Researchers at the Massachusetts Institute of Technology have created a tool called a “semantic parser” that mimics the experience of children learning a language. The semantic parses does what children typically do—observe their environments and listen to speakers, regardless of if they actually understand what the speakers are saying or not. The system observes captioned videos and associates the words that speakers say with recorded objects and actions.
Ideally, the system will help revolutionize how semantic parsers currently work. Typically children learn by observing people speaking, and interacting with their environment. Semantic Parsers, on the other hand, ‘learn’ from annotated sentences or direct answers to questions. With this new system, the semantic parser could use visual data to observe its environment to reinforce its understanding of a verbal command, even if the command wasn’t clear.

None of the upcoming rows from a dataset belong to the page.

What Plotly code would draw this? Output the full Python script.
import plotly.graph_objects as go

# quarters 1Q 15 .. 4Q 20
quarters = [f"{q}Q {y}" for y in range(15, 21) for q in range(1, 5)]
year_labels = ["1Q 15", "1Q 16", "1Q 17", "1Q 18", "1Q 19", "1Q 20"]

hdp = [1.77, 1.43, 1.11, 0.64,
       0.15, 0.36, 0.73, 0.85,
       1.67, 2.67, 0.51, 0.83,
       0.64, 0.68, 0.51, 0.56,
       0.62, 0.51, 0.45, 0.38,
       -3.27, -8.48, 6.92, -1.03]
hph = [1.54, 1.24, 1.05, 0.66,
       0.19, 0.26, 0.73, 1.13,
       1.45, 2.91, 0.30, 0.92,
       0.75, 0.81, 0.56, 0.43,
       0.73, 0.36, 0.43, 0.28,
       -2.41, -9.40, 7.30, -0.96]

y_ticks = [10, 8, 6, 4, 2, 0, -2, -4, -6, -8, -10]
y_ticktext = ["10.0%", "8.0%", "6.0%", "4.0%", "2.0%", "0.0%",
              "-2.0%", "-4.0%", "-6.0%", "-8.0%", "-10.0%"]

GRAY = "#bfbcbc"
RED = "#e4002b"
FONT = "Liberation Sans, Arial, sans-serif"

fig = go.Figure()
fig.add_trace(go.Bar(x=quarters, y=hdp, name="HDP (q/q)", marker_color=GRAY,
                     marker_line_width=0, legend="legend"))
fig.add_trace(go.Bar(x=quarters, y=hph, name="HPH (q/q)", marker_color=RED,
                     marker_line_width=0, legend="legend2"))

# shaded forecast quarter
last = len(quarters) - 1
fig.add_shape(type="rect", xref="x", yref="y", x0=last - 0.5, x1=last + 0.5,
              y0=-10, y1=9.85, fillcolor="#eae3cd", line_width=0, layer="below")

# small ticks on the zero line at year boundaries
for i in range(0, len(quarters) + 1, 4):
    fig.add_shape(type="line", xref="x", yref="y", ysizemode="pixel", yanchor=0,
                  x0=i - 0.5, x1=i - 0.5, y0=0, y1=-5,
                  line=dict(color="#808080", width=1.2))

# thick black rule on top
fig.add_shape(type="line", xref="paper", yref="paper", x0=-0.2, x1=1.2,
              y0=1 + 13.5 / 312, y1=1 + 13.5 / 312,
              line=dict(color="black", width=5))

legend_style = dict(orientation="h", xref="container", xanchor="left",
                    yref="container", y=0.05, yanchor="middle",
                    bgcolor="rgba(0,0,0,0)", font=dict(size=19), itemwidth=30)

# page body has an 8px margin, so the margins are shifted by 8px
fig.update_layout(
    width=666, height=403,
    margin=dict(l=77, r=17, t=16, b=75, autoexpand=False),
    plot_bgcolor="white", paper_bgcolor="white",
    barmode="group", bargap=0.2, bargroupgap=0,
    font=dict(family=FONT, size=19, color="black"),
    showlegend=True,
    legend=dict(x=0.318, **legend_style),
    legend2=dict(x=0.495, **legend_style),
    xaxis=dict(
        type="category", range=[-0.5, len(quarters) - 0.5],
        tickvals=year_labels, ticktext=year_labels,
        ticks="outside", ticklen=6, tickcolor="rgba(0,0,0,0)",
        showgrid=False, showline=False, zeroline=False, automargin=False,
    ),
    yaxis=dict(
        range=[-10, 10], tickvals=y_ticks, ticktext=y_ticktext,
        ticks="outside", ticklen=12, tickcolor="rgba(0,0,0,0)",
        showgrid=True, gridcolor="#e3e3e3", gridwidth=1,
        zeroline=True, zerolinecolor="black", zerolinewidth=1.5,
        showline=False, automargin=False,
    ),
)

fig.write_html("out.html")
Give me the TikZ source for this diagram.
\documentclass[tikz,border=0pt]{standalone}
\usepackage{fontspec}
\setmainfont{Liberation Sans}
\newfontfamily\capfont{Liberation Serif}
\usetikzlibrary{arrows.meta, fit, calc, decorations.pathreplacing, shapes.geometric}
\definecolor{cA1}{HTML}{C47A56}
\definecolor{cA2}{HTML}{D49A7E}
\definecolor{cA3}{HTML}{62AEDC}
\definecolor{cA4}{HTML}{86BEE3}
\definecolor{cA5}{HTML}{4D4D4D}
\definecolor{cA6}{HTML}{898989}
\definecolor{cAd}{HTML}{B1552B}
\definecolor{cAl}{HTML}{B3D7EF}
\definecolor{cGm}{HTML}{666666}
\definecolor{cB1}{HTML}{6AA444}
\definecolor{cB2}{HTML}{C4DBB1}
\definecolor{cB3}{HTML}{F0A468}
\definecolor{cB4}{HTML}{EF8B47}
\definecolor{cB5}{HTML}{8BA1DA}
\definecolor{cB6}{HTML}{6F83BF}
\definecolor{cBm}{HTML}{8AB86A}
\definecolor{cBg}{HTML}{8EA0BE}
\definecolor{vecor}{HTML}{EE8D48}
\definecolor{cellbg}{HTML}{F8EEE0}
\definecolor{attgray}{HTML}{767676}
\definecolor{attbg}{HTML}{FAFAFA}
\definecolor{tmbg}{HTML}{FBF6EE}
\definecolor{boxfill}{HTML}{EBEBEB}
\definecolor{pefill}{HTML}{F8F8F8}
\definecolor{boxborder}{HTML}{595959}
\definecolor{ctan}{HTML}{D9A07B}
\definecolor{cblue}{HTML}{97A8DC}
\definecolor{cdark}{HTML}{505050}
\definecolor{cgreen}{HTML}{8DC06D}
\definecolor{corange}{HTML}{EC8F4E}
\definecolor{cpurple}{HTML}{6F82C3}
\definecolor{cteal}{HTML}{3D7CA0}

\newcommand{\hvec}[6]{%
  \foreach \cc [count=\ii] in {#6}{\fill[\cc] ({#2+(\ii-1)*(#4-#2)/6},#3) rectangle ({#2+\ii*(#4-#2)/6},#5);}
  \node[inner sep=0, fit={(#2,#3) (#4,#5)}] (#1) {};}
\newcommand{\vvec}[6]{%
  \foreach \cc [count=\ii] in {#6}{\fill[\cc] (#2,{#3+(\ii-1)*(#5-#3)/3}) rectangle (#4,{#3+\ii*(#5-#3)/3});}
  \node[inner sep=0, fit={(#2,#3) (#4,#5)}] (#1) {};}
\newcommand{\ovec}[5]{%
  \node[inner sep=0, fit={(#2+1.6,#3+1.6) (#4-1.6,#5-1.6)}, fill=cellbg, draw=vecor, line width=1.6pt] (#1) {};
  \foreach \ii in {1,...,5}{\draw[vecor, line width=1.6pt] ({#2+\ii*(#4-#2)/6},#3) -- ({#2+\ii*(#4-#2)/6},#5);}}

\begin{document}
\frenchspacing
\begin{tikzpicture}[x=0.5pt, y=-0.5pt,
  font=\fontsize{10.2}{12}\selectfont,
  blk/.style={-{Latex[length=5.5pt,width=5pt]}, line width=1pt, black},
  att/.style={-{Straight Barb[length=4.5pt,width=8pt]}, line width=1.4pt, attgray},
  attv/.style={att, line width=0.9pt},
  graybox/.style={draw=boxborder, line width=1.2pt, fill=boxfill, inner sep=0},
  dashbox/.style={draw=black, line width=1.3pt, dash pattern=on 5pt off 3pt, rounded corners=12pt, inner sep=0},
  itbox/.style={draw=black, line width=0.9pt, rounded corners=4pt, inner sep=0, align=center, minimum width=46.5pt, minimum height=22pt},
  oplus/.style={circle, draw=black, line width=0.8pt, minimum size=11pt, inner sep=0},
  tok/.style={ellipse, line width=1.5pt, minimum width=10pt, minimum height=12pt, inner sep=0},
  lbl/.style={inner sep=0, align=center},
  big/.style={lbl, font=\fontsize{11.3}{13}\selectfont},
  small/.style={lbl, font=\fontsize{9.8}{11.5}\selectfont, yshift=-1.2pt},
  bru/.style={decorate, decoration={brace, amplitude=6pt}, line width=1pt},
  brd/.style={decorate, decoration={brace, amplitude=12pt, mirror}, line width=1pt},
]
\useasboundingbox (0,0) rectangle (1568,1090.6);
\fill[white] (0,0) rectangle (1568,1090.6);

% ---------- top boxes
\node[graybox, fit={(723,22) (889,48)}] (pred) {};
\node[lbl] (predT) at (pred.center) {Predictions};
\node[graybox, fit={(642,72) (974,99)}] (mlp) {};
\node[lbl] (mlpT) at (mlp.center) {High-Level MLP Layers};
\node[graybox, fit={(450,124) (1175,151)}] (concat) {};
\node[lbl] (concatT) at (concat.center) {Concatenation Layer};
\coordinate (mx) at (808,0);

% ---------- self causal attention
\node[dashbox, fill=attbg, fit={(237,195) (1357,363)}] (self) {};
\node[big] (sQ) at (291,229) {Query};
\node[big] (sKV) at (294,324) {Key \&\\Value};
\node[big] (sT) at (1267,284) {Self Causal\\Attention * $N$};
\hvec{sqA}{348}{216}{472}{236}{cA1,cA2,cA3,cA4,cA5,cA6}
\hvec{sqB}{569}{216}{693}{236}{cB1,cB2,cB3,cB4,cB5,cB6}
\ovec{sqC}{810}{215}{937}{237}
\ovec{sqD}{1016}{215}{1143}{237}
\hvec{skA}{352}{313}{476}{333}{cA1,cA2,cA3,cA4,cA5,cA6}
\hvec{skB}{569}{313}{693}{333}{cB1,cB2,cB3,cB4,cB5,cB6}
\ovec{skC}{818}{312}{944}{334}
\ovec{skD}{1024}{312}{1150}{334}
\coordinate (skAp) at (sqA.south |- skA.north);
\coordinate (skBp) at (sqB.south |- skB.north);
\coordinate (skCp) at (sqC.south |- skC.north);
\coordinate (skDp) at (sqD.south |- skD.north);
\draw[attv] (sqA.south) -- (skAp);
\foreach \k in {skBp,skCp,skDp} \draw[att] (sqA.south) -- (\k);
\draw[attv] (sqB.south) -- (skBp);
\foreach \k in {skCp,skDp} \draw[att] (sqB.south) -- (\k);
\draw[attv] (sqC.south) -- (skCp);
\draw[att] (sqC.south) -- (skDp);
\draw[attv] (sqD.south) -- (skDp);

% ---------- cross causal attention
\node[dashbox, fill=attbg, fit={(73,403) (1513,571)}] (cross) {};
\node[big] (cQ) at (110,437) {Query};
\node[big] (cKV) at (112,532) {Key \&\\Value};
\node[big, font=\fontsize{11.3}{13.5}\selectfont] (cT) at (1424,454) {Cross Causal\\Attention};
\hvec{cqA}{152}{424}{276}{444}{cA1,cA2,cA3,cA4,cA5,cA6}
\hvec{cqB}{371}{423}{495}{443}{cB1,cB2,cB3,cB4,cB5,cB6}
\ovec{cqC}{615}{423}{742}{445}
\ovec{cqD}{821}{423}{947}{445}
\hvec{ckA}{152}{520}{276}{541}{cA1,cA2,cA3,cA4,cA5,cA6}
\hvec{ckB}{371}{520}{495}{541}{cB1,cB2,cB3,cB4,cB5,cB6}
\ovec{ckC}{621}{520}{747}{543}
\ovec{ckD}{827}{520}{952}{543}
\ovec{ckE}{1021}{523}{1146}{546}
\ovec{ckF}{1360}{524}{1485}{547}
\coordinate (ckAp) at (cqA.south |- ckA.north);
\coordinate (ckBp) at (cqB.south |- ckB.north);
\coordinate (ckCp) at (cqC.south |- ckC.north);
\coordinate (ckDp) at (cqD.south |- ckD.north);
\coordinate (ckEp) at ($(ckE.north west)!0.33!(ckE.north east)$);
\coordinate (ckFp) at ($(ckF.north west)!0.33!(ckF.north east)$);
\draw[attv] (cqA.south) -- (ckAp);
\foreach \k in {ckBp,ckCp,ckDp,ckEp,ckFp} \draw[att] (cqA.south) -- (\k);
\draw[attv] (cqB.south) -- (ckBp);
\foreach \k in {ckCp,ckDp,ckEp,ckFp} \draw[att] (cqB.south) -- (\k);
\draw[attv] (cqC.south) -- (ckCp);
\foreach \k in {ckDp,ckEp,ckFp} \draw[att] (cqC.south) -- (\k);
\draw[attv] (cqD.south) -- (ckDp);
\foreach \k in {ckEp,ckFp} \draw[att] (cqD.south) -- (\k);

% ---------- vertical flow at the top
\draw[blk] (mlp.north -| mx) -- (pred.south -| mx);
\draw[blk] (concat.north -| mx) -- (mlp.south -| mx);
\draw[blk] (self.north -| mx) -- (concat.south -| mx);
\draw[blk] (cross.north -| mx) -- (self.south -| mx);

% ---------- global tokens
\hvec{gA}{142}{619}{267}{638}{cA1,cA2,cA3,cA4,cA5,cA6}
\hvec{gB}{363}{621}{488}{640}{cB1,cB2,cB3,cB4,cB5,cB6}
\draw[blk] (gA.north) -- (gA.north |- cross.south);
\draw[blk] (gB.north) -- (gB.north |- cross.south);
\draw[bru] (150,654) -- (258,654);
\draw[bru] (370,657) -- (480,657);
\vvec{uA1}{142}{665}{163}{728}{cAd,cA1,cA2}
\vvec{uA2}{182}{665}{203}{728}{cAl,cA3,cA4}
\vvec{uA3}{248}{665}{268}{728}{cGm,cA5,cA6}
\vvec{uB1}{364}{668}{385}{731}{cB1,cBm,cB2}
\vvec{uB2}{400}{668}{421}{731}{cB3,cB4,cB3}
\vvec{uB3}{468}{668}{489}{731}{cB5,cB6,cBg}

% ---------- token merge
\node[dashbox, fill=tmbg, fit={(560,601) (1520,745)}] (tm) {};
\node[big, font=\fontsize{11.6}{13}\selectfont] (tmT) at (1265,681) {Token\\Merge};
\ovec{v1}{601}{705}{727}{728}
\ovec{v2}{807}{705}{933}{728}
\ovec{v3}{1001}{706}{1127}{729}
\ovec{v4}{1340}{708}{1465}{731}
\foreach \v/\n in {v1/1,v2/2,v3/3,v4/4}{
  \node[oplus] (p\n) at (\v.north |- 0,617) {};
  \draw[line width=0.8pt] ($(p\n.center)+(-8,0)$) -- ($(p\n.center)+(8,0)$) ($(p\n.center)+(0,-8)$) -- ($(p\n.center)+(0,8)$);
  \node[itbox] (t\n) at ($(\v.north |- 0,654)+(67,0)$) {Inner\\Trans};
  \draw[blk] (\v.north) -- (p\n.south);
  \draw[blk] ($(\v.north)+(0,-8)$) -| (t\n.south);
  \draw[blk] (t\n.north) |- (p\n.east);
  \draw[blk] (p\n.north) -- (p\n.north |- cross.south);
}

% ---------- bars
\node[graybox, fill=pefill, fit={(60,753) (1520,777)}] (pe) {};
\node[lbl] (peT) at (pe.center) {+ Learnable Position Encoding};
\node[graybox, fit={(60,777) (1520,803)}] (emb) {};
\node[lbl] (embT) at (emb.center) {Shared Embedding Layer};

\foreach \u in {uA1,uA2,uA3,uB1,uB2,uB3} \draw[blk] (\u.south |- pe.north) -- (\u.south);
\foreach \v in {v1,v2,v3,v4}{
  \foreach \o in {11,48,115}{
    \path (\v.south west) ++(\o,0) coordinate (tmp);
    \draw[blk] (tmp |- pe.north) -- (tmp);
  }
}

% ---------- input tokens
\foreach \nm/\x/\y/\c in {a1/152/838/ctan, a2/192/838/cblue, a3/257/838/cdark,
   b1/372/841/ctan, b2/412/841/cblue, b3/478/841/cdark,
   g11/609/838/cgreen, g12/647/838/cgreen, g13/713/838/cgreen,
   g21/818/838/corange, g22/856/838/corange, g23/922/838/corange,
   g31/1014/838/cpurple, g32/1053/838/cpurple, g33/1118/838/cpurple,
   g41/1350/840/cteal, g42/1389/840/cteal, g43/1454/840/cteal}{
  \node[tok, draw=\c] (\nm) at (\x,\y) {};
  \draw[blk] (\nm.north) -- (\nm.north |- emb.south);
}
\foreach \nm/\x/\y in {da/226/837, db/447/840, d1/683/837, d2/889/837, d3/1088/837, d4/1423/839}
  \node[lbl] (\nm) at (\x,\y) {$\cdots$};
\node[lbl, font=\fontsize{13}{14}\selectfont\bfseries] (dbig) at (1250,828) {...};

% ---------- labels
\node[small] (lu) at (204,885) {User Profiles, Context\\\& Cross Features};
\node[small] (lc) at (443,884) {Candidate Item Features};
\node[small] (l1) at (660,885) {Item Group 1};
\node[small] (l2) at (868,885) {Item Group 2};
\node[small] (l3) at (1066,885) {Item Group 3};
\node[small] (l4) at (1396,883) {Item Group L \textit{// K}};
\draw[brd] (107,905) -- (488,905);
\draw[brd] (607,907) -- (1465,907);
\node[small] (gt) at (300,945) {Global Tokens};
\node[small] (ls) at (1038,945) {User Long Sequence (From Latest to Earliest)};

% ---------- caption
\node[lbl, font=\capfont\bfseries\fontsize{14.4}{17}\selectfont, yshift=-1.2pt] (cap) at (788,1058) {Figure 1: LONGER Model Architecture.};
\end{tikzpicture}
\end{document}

“People talk to each other in partial sentences, run-on thoughts, and jumbled language,” said Andrei Barbu, a researcher at MIT’s Computer Science and Artificial Intelligence Laboratory (CSAIL) and the Center for Brains, Minds, and Machines (CBMM) told ZDNet. “You want a robot in your home that will adapt to their particular way of speaking… and still figure out what they mean.”
The parser could also help give researchers insight on understanding how young children learn language. “A child has access to redundant, complementary information from different modalities, including hearing parents and siblings talk about the world, as well as tactile information and visual information, [which help him or her] to understand the world,” says co-author Boris Katz, a principal research scientist and head of the InfoLab Group at CSAIL. “It’s an amazing puzzle, to process all this simultaneous sensory input. This work is part of bigger piece to understand how this kind of learning happens in the world.”
The new parser is the first one to be trained using video. If the parser is unsure about what is being said to it, it can use visual cues to help figure out what is being said. Researchers compiled a collection of over 400 videos depicting people doing various activities like picking up an object, putting an object down, and walking towards an object just to give a few examples. The parser is then given the task to caption the video.
Similar to how children learn, the parser learns through passive observation. To determine if a caption is true of a video, the parser by necessity must identify the highest probability meaning of the caption. “The only way to figure out if the sentence is true of a video [is] to go through this intermediate step of, ‘What does the sentence mean?’ Otherwise, you have no idea how to connect the two,” Barbu explained to Science Daily. “We don’t give the system the meaning for the sentence. We say, ‘There’s a sentence and a video. The sentence has to be true of the video. Figure out some intermediate representation that makes it true of the video.'”
“Children interact with the environment as they’re learning. Our idea is to have a model that would also use perception to learn,” says co-author Candace Ross.